---------- DATASET EXTRACT ----------
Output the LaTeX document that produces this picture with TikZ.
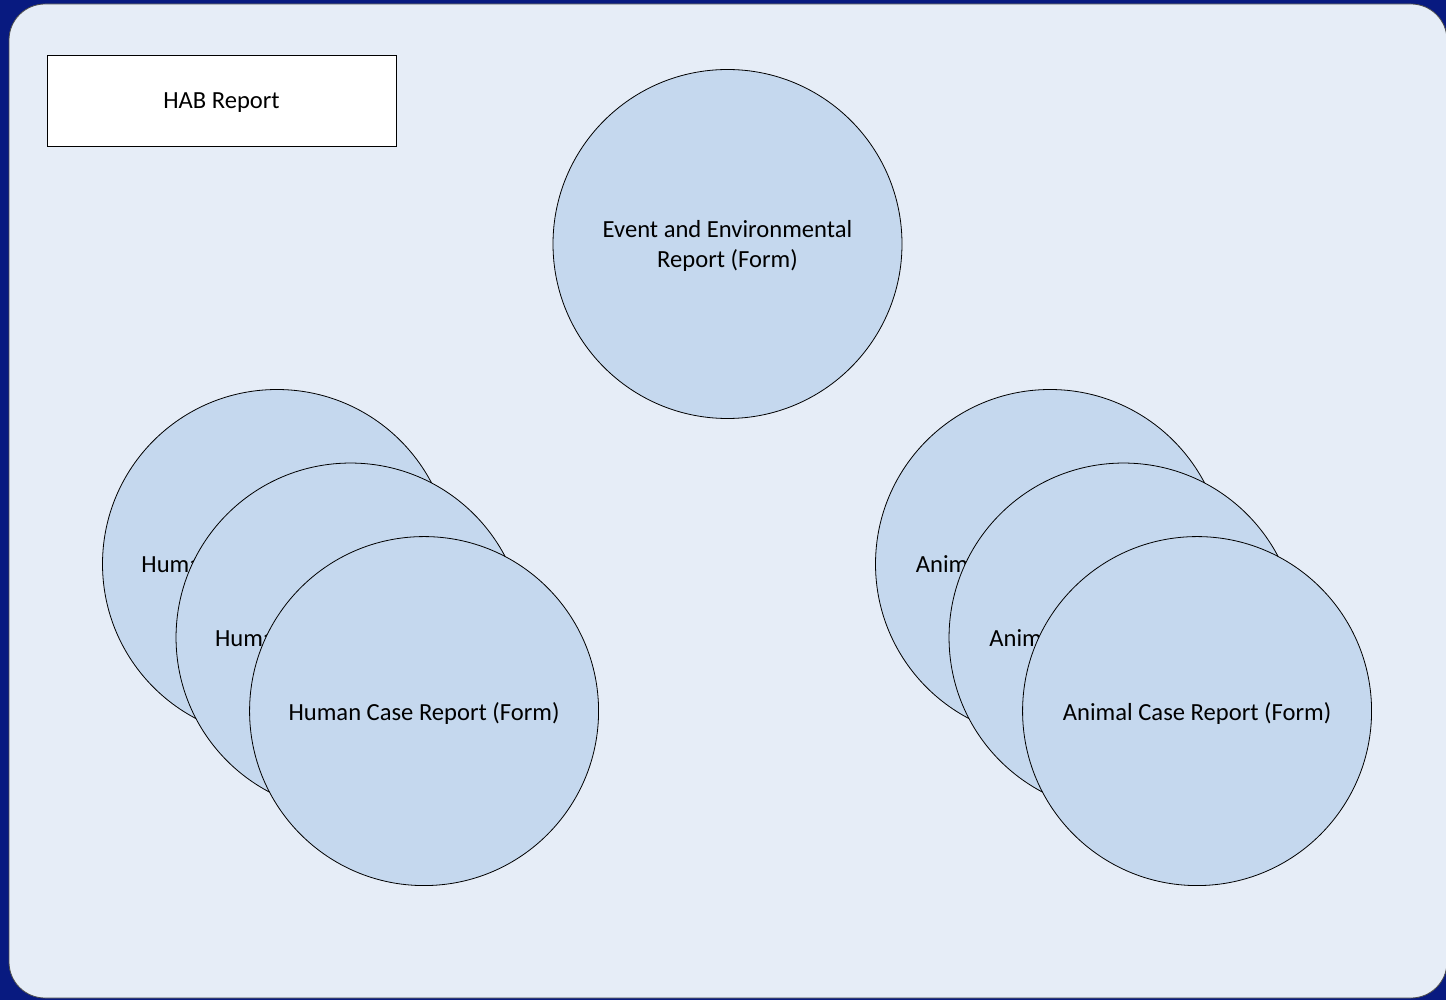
\documentclass[tikz,border=0pt]{standalone}
\usepackage{fontspec}
\setmainfont{Carlito}
\usepackage{xcolor}
\usepackage{tikz}
\usetikzlibrary{positioning}
\definecolor{bgblue}{RGB}{8,26,128}
\definecolor{panel}{RGB}{230,237,247}
\definecolor{disc}{RGB}{197,216,238}

\begin{document}
\begin{tikzpicture}[x=0.5pt, y=-0.5pt, node distance={52pt},
main/.style = {draw, circle, minimum size=174.5pt, inner sep=0pt, text depth=0pt, fill=disc, align=center, font=\fontsize{12.3}{15}\selectfont},
box/.style = {draw, fill=white, minimum width=174.5pt, minimum height=45.5pt, text depth=0pt, font=\fontsize{12.3}{15}\selectfont}]
\useasboundingbox (0,0) rectangle (1446,1000);
\fill[bgblue] (0,0) rectangle (1446,1000);
\draw[fill=panel, draw=black!70, rounded corners=18pt] (9,4) rectangle (1447,998);
\node[box] (hab) at (221.5,100.5) {HAB Report};
\node[main] (ev) at (727.5,244) {Event and Environmental\\Report (Form)};
% human stack
\node[main] (h1) at (277,564) {Human Case Report (Form)};
\node[main] (h2) [below right of = h1] {Human Case Report (Form)};
\node[main] (h3) [below right of = h2] {Human Case Report (Form)};
% animal stack
\node[main] (a1) at (1050,564) {Animal Case Report (Form)};
\node[main] (a2) [below right of = a1] {Animal Case Report (Form)};
\node[main] (a3) [below right of = a2] {Animal Case Report (Form)};
\end{tikzpicture}
\end{document}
----------
WORK TO COMPLETE.
Reproduce the full material exactly, excluding the pictures.

OUTPUT BELOW.
Output the LaTeX document that produces this picture with TikZ.
\documentclass[tikz,border=0pt]{standalone}
\usepackage{fontspec}
\setmainfont{Carlito}
\usepackage{xcolor}
\usepackage{tikz}
\usetikzlibrary{positioning}
\definecolor{bgblue}{RGB}{8,26,128}
\definecolor{panel}{RGB}{230,237,247}
\definecolor{disc}{RGB}{197,216,238}

\begin{document}
\begin{tikzpicture}[x=0.5pt, y=-0.5pt, node distance={52pt},
main/.style = {draw, circle, minimum size=174.5pt, inner sep=0pt, text depth=0pt, fill=disc, align=center, font=\fontsize{12.3}{15}\selectfont},
box/.style = {draw, fill=white, minimum width=174.5pt, minimum height=45.5pt, text depth=0pt, font=\fontsize{12.3}{15}\selectfont}]
\useasboundingbox (0,0) rectangle (1446,1000);
\fill[bgblue] (0,0) rectangle (1446,1000);
\draw[fill=panel, draw=black!70, rounded corners=18pt] (9,4) rectangle (1447,998);
\node[box] (hab) at (221.5,100.5) {HAB Report};
\node[main] (ev) at (727.5,244) {Event and Environmental\\Report (Form)};
% human stack
\node[main] (h1) at (277,564) {Human Case Report (Form)};
\node[main] (h2) [below right of = h1] {Human Case Report (Form)};
\node[main] (h3) [below right of = h2] {Human Case Report (Form)};
% animal stack
\node[main] (a1) at (1050,564) {Animal Case Report (Form)};
\node[main] (a2) [below right of = a1] {Animal Case Report (Form)};
\node[main] (a3) [below right of = a2] {Animal Case Report (Form)};
\end{tikzpicture}
\end{document}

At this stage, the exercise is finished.